Copyright_singkham_123RF

Dollar cap match formulas could distribute employer contributions to 401(k)s more equitably than other common match formulas, according to a new report by Vanguard Inc.

The report analyzed more than 1,300 large employer-sponsored plans that are record-kept by Vanguard between 2013 and 2022. It found among two-thirds of plans, employer contributions exacerbate pay inequity and 44 per cent of dollars accrued to the top 20 per cent of earners.

Employer contributions are less equally distributed than income; indeed, the top 20 per cent of earners received an 11 per cent larger share of employer contributions than income, while those in the bottom pay quintile received a 29 per cent smaller share of matching dollars than income.

Read: How the ‘father of the 401(k)’ is still helping employees find retirement security

Many common formulas, including safe harbour designs, disproportionately benefit higher-income employees, said the report, noting six of the 10 most common match formulas are safe harbour designs.

It also noted employee saving rates vary little across plans with different levels of employer matches. The majority (59 per cent) of employer contributions accrued to the 41 per cent of employees who saved more than the match cap, suggesting they would’ve saved just as much without the match. Just 13 per cent of workers contribute exactly at the maximum match level and these worked received only 17 per cent of employer contributions.

Dollar cap match formulas, used in just four per cent of plans that were analyzed in the report, distribute employer contributions and may also serve as a potentially useful tool for containing contribution costs without necessarily reducing savings, because the high-income workers most likely affected are also those most likely to have been saving above the matching cap to begin with.

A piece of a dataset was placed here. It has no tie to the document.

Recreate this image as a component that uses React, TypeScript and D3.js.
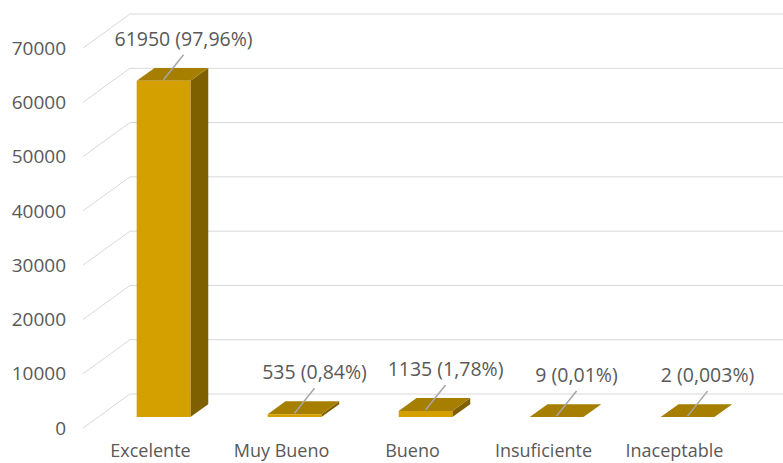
import React, { useEffect, useRef } from "react";
import * as d3 from "d3";

const categories = ["Excelente", "Muy Bueno", "Bueno", "Insuficiente", "Inaceptable"];
const values = [61950, 535, 1135, 9, 2];
const labels = ["61950 (97,96%)", "535 (0,84%)", "1135 (1,78%)", "9 (0,01%)", "2 (0,003%)"];
const ticks = [0, 10000, 20000, 30000, 40000, 50000, 60000, 70000];

const W = 783;
const H = 463;
const FONT = "'Open Sans', 'Liberation Sans', sans-serif";
const TEXT = "#595959";

export default function App() {
  const ref = useRef<SVGSVGElement | null>(null);

  useEffect(() => {
    const svg = d3.select(ref.current);
    svg.selectAll("*").remove();

    // oblique 3d: full depth vector
    const DX = 47;
    const DY = -34;
    const x = d3.scaleBand<string>().domain(categories).range([83, 738]).padding(0);
    const y = d3.scaleLinear().domain([0, 70000]).range([428, 48]);
    const p = (sx: number, sy: number, z: number): [number, number] => [sx + z * DX, sy + z * DY];

    // gridlines: side wall diagonal + back wall horizontal
    const grid = svg.append("g").attr("stroke", "#D9D9D9").attr("stroke-width", 1).attr("fill", "none");
    ticks.forEach((t) => {
      const a = p(83, y(t), 0);
      const b = p(83, y(t), 1);
      grid.append("path").attr("d", d3.line()([a, b, [W + 5, b[1]]]));
    });

    svg
      .append("g")
      .selectAll("text")
      .data(ticks)
      .enter()
      .append("text")
      .attr("x", 66)
      .attr("y", (d) => y(d))
      .attr("dy", "0.35em")
      .attr("text-anchor", "end")
      .attr("font-family", FONT)
      .attr("font-size", 19)
      .attr("fill", TEXT)
      .text((d) => d);

    // bars
    const z0 = 0.32;
    const z1 = 0.7;
    const frac = 0.41;
    const bars = svg.append("g");
    categories.forEach((c, i) => {
      const bw = x.bandwidth() * frac;
      const x0 = (x(c) as number) + (x.bandwidth() - bw) / 2;
      const x1 = x0 + bw;
      const yb = y(0);
      const yt = y(values[i]);
      const poly = (pts: [number, number][]) => "M" + pts.map((q) => q.join(",")).join("L") + "Z";
      // side
      bars
        .append("path")
        .attr("d", poly([p(x1, yb, z0), p(x1, yt, z0), p(x1, yt, z1), p(x1, yb, z1)]))
        .attr("fill", "#7F6000");
      // top
      bars
        .append("path")
        .attr("d", poly([p(x0, yt, z0), p(x1, yt, z0), p(x1, yt, z1), p(x0, yt, z1)]))
        .attr("fill", "#A67E00");
      // front
      bars
        .append("path")
        .attr("d", poly([p(x0, yb, z0), p(x1, yb, z0), p(x1, yt, z0), p(x0, yt, z0)]))
        .attr("fill", "#D4A000");

      // leader + data label
      const [cx, cy] = p((x0 + x1) / 2, yt, z0);
      bars
        .append("line")
        .attr("x1", cx)
        .attr("y1", cy - 1)
        .attr("x2", cx + 20)
        .attr("y2", cy - 26)
        .attr("stroke", "#A6A6A6")
        .attr("stroke-width", 1.5);
      bars
        .append("text")
        .attr("x", cx + 20)
        .attr("y", cy - 35)
        .attr("text-anchor", "middle")
        .attr("font-family", FONT)
        .attr("font-size", 19.5)
        .attr("fill", TEXT)
        .text(labels[i]);
    });

    // category labels
    svg
      .append("g")
      .selectAll("text")
      .data(categories)
      .enter()
      .append("text")
      .attr("x", (d) => (x(d) as number) + x.bandwidth() / 2 + 2)
      .attr("y", 457)
      .attr("text-anchor", "middle")
      .attr("font-family", FONT)
      .attr("font-size", 18)
      .attr("fill", TEXT)
      .text((d) => d);
  }, []);

  return (
    <svg
      ref={ref}
      width={W}
      height={H}
      style={{ position: "absolute", left: 0, top: 0, background: "#fff" }}
    />
  );
}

“While one size may not fit all and no single formula is a clear winner, the criteria of equity, efficiency and cost can help plan sponsors better use their employer contribution budgets. For example, employers could prioritize plan features that promote savings for lower-income workers, such as auto-enrolment, a higher default savings rate or immediate eligibility and vesting. Dollar caps could help pay for such features.”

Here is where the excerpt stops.